L’avarie commune en transport maritime : un principe ancien au cœur des pratiques modernes

Par Youness Elayammi – 17 Octobre 2025
Dans un monde maritime de plus en plus digitalisé, dominé par les méga-navires et la course à l’efficacité, certains principes séculaires continuent de régir la relation entre armateurs et chargeurs. C’est le cas de l’avarie commune, un mécanisme juridique ancien, utilisé dès la Grèce antique, qui incarne à la fois la solidarité et la rigueur du droit maritime international.
Elle repose sur une idée simple : lorsqu’un sacrifice exceptionnel est nécessaire pour sauver le navire et sa cargaison d’un péril commun — incendie, tempête, échouement ou avarie mécanique grave — les pertes doivent être réparties entre tous les intéressés. La volonté du capitaine joue ici un rôle central : lorsqu’il décide, en connaissance de cause, de jeter une partie de la cargaison pour alléger le navire et éviter le naufrage, il agit pour le bien collectif. Si cette mesure conduit au sauvetage effectif du navire et de la majorité des marchandises, elle aboutit à un résultat heureux, et la perte subie devient alors une charge partagée selon les Règles d’York et d’Anvers, régulièrement actualisées.
Dans la pratique, une fois l’avarie commune déclarée, un expert indépendant, appelé « dispacheur », calcule et répartit les coûts entre armateur, affréteur et propriétaires des marchandises. Ces dépenses peuvent inclure les frais de remorquage, de déchargement d’urgence ou les pertes de cargaison volontairement jetée à la mer. Les destinataires des marchandises doivent fournir une garantie financière avant de récupérer leurs biens, souvent par le biais de leur assurance transport ou d’une caution.
Malgré les évolutions technologiques et la sophistication croissante de la logistique maritime, l’avarie commune reste pleinement d’actualité. L’incident du porte-conteneurs Ever Given, bloqué dans le canal de Suez en 2021, en a été une illustration frappante : l’armateur japonais Shoei Kisen Kaisha avait déclaré une avarie commune, obligeant des centaines de chargeurs à fournir des garanties avant de récupérer leurs conteneurs.

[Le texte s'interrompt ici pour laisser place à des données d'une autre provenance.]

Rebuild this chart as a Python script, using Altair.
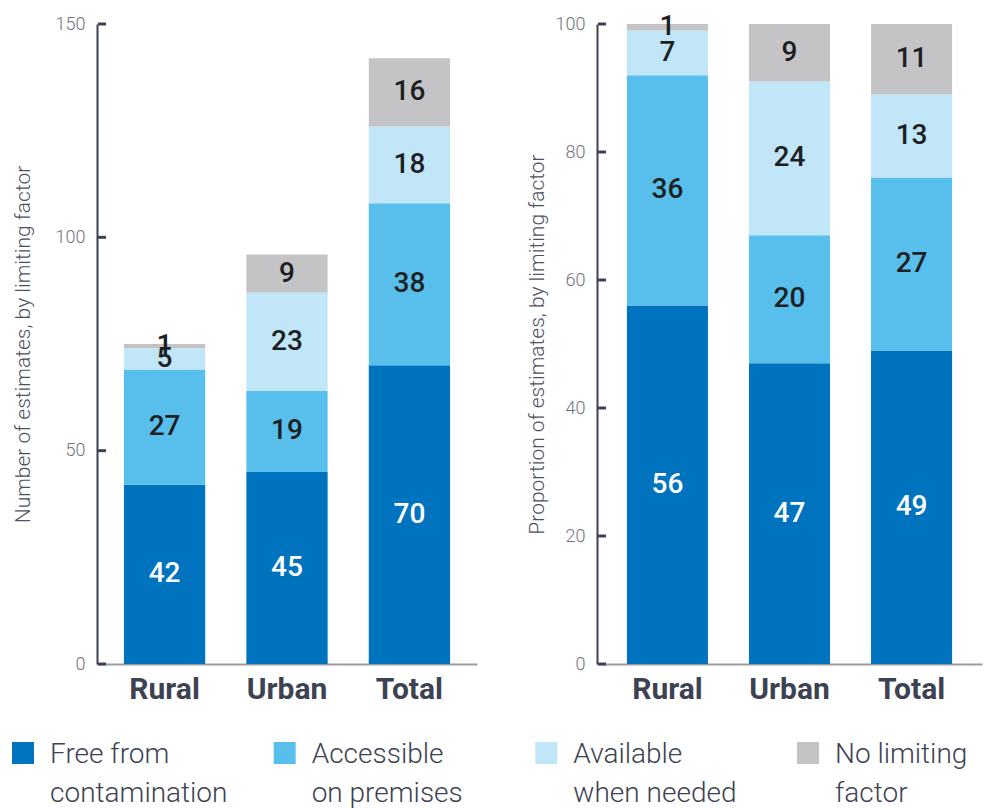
import altair as alt
import pandas as pd

# ---- data ----
areas = ["Rural", "Urban", "Total"]
categories = ["Free from contamination", "Accessible on premises",
              "Available when needed", "No limiting factor"]
legend_labels = ["Free from\ncontamination", "Accessible\non premises",
                 "Available\nwhen needed", "No limiting\nfactor"]
colors = ["#0073BF", "#58BEEC", "#C0E6F8", "#C4C4C6"]

count_free = [42, 45, 70]
count_access = [27, 19, 38]
count_avail = [5, 23, 18]
count_none = [1, 9, 16]

pct_free = [56, 47, 49]
pct_access = [36, 20, 27]
pct_avail = [7, 24, 13]
pct_none = [1, 9, 11]

count_ticks = [0, 50, 100, 150]
pct_ticks = [0, 20, 40, 60, 80, 100]


def long_df(series_list):
    rows = []
    for ci, (cat, vals) in enumerate(zip(categories, series_list)):
        for a, v in zip(areas, vals):
            rows.append({"area": a, "category": cat, "order": ci, "value": v})
    return pd.DataFrame(rows)


count_df = long_df([count_free, count_access, count_avail, count_none])
pct_df = long_df([pct_free, pct_access, pct_avail, pct_none])

DARK = "#3d4252"
color_scale = alt.Scale(domain=categories, range=colors)


def panel(df, ticks, ymax, width, title, title_padding, pad_outer):
    yscale = alt.Scale(domain=[0, ymax], nice=False)
    yaxis = alt.Axis(title=title, values=ticks, ticks=False,
                     grid=False, domainColor=DARK, domainWidth=2,
                     labelFont="Roboto", labelFontSize=18,
                     labelFontWeight=300, labelColor="#6f737d",
                     labelPadding=12, labelFlush=False,
                     labelOverlap=False,
                     titleFont="Roboto", titleFontSize=21,
                     titleFontWeight=300, titleColor="#4d5260",
                     titlePadding=title_padding)
    xenc = alt.X(
        "area:N", sort=areas,
        scale=alt.Scale(paddingInner=0.336, paddingOuter=pad_outer),
        axis=alt.Axis(title=None, labelAngle=0, labelFont="Roboto",
                      labelFontSize=30, labelFontWeight="bold",
                      labelColor=DARK, domainColor="#9a9ca3", domainWidth=2,
                      ticks=False, labelPadding=10),
    )
    base = alt.Chart(df).transform_stack(
        stack="value", as_=["v0", "v1"], groupby=["area"],
        sort=[alt.SortField(field="order", order="ascending")],
    )
    bars = base.mark_bar().encode(
        x=xenc,
        y=alt.Y("v0:Q", scale=yscale, axis=yaxis),
        y2="v1:Q",
        color=alt.Color("category:N", scale=color_scale, legend=None),
    )
    labels = base.transform_calculate(
        mid="(datum.v0 + datum.v1) / 2"
    ).mark_text(font="Roboto", fontSize=28, fontWeight=500,
                baseline="middle").encode(
        x=xenc,
        y=alt.Y("mid:Q", scale=yscale, axis=yaxis),
        text=alt.Text("value:Q"),
        color=alt.condition("datum.order == 0", alt.value("white"),
                            alt.value("#1e1f22")),
    )
    tick_df = pd.DataFrame({"t": ticks})
    tick_marks = alt.Chart(tick_df).mark_rule(
        strokeWidth=3, color=DARK
    ).encode(
        y=alt.Y("t:Q", scale=yscale, axis=yaxis),
        x=alt.value(1),
        x2=alt.value(9),
    )
    return alt.layer(bars, labels, tick_marks).properties(width=width, height=640)


left = panel(count_df, count_ticks, 150, 380,
             "Number of estimates, by limiting factor", 22, 0.22)
right = panel(pct_df, pct_ticks, 100, 385,
              "Proportion of estimates, by limiting factor", 8, 0.245)

legend_df = pd.DataFrame({"category": categories, "label": legend_labels})
lx = alt.X("category:N", sort=categories,
           scale=alt.Scale(type="point", domain=categories, range=[-74, 711],
                           padding=0),
           axis=None)
leg_sq = alt.Chart(legend_df).mark_square(size=484, opacity=1).encode(
    x=lx, y=alt.value(11),
    color=alt.Color("category:N", scale=color_scale, legend=None),
)
leg_txt = alt.Chart(legend_df).mark_text(
    align="left", baseline="alphabetic", dx=27, font="Roboto",
    fontSize=28, fontWeight=300, color=DARK, lineBreak="\n", lineHeight=39,
).encode(x=lx, y=alt.value(21), text="label:N")
legend_chart = alt.layer(leg_sq, leg_txt).properties(width=885, height=60)

chart = alt.vconcat(
    alt.hconcat(left, right, spacing=120, bounds="flush"),
    legend_chart, spacing=37,
).properties(
    padding={"left": 12, "top": 13, "right": 2, "bottom": 0},
    background="white",
).configure_view(stroke=None)

chart.save("out.html", embed_options={"renderer": "svg", "actions": False})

Cet épisode a rappelé que la solidarité maritime ne relève pas du passé, mais reste un pilier du commerce mondial.
Pour les acteurs de la chaîne logistique – importateurs, transitaires, assureurs ou armateurs –, comprendre ces mécanismes est essentiel. L’avarie commune illustre que face aux aléas de la mer, la survie du tout repose parfois sur le sacrifice volontaire et réfléchi de quelques-uns, une pratique ancrée dans l’histoire depuis l’époque des Grecs.